In brief
Section 18(1)(c) of the Patents Act requires that an invention is a patentable invention if, inter alia, the claimed invention is useful. Existing case law provides that usefulness broadly means that the invention must achieve the promised benefit.
Past reviews of the Patents Act have suggested that the definition of usefulness be strengthened in order to prevent the grant of patents for speculative inventions that require too much further work before they can be put into practice.
The Bill proposes the introduction of a new section 7A to the Patents Act which provides a meaning of useful. An invention is to be taken not to be useful unless a specific, substantial and credible use for the claimed invention is disclosed in the complete specification. Further, the disclosure in the complete specification must be sufficient for that specific, substantial and credible use to be appreciated by a person skilled in the relevant art.

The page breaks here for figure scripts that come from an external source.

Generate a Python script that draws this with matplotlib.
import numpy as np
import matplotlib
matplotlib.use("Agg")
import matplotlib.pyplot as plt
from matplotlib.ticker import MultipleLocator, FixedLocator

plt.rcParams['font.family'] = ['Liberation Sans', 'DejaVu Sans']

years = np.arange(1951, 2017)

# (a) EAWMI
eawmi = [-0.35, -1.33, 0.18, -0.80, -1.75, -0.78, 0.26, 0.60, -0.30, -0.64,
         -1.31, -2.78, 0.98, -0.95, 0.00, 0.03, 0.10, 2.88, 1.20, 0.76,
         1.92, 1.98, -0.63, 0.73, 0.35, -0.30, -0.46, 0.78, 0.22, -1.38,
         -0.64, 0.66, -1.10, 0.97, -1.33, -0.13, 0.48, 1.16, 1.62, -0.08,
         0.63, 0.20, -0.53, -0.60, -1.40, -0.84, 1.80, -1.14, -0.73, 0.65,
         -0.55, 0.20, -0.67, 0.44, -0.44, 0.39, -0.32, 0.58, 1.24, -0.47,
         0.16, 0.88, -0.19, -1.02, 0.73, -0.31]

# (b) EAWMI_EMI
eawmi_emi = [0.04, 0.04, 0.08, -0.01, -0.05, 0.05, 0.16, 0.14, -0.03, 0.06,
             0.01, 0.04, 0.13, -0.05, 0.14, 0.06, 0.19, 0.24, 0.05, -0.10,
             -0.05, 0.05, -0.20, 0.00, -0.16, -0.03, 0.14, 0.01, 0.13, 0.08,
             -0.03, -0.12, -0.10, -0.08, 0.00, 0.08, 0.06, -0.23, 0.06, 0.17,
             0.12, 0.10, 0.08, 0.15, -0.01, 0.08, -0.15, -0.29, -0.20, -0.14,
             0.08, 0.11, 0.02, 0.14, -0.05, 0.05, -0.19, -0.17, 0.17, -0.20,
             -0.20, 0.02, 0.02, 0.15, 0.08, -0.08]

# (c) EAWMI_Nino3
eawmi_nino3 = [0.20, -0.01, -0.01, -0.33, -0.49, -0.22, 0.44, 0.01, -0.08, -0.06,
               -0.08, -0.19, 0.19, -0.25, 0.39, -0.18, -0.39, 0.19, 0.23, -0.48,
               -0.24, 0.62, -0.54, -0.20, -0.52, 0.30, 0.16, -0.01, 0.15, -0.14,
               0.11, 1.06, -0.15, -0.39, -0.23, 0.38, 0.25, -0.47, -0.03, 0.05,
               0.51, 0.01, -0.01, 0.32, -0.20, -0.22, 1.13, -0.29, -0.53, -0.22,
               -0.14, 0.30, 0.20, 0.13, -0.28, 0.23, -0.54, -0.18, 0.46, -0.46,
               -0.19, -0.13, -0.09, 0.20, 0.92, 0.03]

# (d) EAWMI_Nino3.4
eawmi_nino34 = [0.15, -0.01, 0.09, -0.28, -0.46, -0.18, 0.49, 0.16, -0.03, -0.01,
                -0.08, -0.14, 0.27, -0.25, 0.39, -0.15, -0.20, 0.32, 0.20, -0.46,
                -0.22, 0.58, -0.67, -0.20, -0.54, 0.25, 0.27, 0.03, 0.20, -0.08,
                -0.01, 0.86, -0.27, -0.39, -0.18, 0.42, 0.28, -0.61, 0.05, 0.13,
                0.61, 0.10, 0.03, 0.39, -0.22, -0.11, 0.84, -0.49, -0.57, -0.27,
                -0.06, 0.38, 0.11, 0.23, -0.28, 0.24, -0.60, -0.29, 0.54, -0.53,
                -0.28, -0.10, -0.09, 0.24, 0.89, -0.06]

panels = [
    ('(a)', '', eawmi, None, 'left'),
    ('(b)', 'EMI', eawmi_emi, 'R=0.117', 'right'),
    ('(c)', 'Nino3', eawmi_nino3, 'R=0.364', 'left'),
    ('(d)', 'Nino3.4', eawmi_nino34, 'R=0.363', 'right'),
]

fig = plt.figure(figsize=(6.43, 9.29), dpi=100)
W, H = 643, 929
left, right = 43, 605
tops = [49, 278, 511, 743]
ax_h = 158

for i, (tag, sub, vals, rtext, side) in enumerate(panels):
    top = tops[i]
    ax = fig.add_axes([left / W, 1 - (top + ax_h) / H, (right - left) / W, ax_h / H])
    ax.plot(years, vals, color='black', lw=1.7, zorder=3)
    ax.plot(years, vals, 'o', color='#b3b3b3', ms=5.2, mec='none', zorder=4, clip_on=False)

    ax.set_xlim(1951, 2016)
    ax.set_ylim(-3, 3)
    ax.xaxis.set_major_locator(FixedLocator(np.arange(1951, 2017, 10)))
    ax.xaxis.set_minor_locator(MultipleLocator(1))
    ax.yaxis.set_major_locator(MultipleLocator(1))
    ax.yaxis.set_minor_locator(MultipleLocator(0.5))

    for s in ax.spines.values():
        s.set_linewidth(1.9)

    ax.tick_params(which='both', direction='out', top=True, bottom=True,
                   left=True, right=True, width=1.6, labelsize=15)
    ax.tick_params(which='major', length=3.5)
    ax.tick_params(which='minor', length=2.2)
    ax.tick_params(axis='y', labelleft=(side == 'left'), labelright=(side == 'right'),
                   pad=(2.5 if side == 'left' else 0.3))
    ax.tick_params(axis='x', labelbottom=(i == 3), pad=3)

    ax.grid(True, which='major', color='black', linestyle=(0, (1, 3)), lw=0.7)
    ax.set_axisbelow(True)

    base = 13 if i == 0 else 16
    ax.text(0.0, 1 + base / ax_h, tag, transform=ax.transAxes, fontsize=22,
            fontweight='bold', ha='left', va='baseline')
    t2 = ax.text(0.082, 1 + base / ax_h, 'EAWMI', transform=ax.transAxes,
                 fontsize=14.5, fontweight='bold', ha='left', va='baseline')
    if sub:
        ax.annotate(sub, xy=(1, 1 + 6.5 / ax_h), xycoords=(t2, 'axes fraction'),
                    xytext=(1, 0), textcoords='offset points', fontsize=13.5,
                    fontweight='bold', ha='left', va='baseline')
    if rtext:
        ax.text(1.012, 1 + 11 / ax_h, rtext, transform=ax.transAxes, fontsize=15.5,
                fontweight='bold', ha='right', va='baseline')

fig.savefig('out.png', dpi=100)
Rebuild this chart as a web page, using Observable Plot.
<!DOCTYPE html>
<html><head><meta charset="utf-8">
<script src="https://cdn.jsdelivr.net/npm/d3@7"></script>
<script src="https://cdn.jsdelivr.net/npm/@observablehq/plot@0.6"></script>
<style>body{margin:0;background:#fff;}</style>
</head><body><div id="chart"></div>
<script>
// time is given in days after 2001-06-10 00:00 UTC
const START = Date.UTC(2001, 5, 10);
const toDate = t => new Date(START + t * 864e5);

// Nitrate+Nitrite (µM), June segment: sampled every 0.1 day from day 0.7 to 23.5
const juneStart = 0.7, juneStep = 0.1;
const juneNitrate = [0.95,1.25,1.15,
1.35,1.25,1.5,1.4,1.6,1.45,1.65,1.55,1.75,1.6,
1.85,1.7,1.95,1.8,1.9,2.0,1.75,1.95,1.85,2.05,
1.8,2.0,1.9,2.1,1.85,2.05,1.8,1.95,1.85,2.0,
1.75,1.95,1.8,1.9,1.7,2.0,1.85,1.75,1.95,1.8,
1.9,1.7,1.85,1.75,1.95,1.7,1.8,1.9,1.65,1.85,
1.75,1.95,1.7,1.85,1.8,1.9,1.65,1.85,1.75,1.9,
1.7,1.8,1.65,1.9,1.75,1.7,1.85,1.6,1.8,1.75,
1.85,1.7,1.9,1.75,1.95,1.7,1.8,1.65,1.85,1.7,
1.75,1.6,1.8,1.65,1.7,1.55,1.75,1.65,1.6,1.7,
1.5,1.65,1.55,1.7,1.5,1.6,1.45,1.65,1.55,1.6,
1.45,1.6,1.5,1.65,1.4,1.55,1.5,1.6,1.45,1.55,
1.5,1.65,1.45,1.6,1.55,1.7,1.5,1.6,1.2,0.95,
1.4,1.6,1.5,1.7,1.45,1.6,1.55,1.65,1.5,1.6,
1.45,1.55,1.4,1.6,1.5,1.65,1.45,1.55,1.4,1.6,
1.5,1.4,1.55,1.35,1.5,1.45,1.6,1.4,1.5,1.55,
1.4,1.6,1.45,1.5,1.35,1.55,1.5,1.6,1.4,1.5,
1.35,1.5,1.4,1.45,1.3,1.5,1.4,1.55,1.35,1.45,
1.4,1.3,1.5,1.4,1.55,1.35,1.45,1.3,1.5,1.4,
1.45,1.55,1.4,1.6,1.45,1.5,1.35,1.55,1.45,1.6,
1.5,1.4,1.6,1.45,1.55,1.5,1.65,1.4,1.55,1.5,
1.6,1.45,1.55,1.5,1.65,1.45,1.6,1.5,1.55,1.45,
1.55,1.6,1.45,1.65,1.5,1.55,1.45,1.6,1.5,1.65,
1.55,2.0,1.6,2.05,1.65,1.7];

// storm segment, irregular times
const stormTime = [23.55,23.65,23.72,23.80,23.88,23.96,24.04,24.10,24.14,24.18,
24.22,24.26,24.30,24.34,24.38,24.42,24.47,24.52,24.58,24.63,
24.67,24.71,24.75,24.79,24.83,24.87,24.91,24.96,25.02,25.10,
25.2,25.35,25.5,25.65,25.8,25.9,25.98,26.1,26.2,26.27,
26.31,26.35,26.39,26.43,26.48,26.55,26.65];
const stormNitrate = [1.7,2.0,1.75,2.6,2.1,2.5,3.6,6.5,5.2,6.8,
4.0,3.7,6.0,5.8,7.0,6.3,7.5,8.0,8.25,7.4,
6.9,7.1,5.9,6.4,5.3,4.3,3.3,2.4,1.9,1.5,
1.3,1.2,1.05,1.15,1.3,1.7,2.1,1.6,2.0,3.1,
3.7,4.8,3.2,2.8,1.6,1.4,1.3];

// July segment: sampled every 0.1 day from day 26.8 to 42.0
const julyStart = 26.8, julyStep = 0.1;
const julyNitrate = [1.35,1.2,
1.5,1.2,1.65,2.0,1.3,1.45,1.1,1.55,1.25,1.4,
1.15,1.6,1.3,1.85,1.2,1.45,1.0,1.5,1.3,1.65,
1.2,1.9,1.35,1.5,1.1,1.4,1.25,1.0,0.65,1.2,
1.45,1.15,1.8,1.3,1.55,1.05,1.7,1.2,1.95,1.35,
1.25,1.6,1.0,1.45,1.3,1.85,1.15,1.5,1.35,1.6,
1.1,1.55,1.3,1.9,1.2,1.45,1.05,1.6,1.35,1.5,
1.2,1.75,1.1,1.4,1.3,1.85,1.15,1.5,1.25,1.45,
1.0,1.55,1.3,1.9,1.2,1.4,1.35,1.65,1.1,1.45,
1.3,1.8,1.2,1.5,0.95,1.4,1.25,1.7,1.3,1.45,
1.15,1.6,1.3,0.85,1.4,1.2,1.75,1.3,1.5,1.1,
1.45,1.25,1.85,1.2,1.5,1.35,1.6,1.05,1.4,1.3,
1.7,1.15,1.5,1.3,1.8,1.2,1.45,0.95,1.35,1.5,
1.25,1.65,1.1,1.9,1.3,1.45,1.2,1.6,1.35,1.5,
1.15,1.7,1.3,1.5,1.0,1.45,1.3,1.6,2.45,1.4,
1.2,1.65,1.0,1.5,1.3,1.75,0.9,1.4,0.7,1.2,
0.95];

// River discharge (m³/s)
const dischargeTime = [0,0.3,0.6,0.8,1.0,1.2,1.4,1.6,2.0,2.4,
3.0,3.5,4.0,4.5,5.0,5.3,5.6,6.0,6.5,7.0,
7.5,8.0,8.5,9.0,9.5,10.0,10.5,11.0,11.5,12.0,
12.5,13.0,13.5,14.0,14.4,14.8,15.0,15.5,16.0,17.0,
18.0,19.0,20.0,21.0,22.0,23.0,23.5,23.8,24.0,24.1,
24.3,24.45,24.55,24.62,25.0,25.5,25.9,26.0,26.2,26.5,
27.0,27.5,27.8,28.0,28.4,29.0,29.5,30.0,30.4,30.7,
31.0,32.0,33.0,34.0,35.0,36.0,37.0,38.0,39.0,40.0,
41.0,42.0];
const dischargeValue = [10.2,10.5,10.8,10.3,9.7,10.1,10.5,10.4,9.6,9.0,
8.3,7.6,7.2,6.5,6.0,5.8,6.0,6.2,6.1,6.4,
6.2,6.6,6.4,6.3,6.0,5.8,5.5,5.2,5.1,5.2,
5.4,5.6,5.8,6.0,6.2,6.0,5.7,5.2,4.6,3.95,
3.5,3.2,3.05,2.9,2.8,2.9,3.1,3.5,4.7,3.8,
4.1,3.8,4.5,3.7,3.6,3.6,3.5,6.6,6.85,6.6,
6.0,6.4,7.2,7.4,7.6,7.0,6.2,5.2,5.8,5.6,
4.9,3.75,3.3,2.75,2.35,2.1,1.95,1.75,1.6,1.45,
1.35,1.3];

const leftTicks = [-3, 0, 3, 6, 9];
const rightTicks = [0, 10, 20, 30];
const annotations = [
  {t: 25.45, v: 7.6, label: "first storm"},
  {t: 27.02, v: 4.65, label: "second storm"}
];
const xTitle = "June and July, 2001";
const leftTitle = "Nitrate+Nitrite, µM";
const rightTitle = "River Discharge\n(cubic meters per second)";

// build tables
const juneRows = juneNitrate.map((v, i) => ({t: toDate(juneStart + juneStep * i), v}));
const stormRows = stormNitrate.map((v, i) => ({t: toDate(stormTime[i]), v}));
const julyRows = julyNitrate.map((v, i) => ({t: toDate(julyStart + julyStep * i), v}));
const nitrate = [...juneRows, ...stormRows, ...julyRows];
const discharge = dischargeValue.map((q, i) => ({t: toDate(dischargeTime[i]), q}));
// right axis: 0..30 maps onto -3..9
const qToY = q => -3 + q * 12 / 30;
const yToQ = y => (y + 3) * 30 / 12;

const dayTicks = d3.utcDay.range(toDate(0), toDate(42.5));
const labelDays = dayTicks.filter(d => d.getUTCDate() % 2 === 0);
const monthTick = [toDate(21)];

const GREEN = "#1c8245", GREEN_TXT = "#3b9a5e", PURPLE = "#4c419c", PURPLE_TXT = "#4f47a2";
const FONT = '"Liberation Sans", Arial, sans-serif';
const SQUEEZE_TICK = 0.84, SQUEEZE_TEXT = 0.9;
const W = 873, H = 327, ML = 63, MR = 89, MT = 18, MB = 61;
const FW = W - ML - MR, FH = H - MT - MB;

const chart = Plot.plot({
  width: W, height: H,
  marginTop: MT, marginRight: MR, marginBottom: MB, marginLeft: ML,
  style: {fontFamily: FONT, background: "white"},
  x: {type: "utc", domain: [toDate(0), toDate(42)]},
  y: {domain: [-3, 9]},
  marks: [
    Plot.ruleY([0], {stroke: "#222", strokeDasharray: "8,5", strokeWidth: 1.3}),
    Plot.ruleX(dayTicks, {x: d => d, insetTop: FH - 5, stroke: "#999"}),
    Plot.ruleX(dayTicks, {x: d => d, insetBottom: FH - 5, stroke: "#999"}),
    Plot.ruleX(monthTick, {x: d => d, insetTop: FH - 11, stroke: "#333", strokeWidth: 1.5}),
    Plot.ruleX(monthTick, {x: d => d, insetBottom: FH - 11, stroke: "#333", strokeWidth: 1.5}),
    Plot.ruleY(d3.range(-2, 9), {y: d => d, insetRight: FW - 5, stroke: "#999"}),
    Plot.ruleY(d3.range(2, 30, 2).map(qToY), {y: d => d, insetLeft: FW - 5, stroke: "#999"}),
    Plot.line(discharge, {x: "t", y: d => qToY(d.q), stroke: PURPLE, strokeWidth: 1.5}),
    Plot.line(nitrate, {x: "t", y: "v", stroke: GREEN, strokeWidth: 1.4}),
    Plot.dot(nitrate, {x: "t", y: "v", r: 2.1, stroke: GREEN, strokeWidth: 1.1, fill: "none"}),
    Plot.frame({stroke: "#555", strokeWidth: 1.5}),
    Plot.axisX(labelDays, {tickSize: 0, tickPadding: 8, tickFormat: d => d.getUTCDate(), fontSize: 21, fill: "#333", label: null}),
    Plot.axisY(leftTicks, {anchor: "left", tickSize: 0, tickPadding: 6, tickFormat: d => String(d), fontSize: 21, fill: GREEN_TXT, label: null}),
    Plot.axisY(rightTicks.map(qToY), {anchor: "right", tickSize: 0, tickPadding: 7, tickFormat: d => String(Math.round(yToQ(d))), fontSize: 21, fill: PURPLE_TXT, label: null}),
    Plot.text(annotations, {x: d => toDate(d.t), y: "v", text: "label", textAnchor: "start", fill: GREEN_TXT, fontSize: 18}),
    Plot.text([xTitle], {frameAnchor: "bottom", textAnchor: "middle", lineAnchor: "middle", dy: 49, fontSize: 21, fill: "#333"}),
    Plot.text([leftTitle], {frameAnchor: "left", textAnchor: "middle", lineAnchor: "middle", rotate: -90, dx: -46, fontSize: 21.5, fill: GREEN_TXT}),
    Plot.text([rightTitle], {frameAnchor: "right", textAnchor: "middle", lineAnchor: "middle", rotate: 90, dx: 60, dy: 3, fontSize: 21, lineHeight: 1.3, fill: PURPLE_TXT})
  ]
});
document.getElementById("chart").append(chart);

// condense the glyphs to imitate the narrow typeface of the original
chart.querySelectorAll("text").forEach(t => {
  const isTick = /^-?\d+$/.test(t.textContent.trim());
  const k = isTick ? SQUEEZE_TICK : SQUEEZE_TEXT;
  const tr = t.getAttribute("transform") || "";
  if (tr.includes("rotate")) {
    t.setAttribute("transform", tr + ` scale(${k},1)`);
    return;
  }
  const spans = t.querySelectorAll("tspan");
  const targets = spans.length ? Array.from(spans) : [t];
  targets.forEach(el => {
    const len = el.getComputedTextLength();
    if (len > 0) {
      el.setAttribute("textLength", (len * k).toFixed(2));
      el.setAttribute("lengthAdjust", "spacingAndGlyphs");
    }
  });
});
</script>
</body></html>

This requirement for a specification to disclose a specific, substantial, and credible use for the invention is in addition to the requirement of section 18 for the invention itself to be useful, in the sense of actually achieving what is promised by the patentee in the specification, ie meeting the promise of the invention.
The definition of useful proposed above will not be unfamiliar to our US counterparts as it is intended to be closely aligned with the USPTO utility requirement which provides that an applicant must establish a specific and substantial utility for the invention that is credible.
The Explanatory Memorandum of the Bill summarises the US courts’ current interpretation of these terms as follows:
It is important to note that the specific, substantial and credible use must be disclosed in the specification. According to the Explanatory Memorandum this can take the form of an explicit disclosure, or if the skilled person could appreciate the use, with their background knowledge in the art and without undue burden then the disclosure need not be explicit.
In practice it is expected that this proposed amendment to the Patents Act will not have a significant impact on the majority of patent applications and how they are drafted. The amendments will show their usefulness by eradicating the claiming of speculative inventions, thereby strengthening the requirement that patented inventions are useful.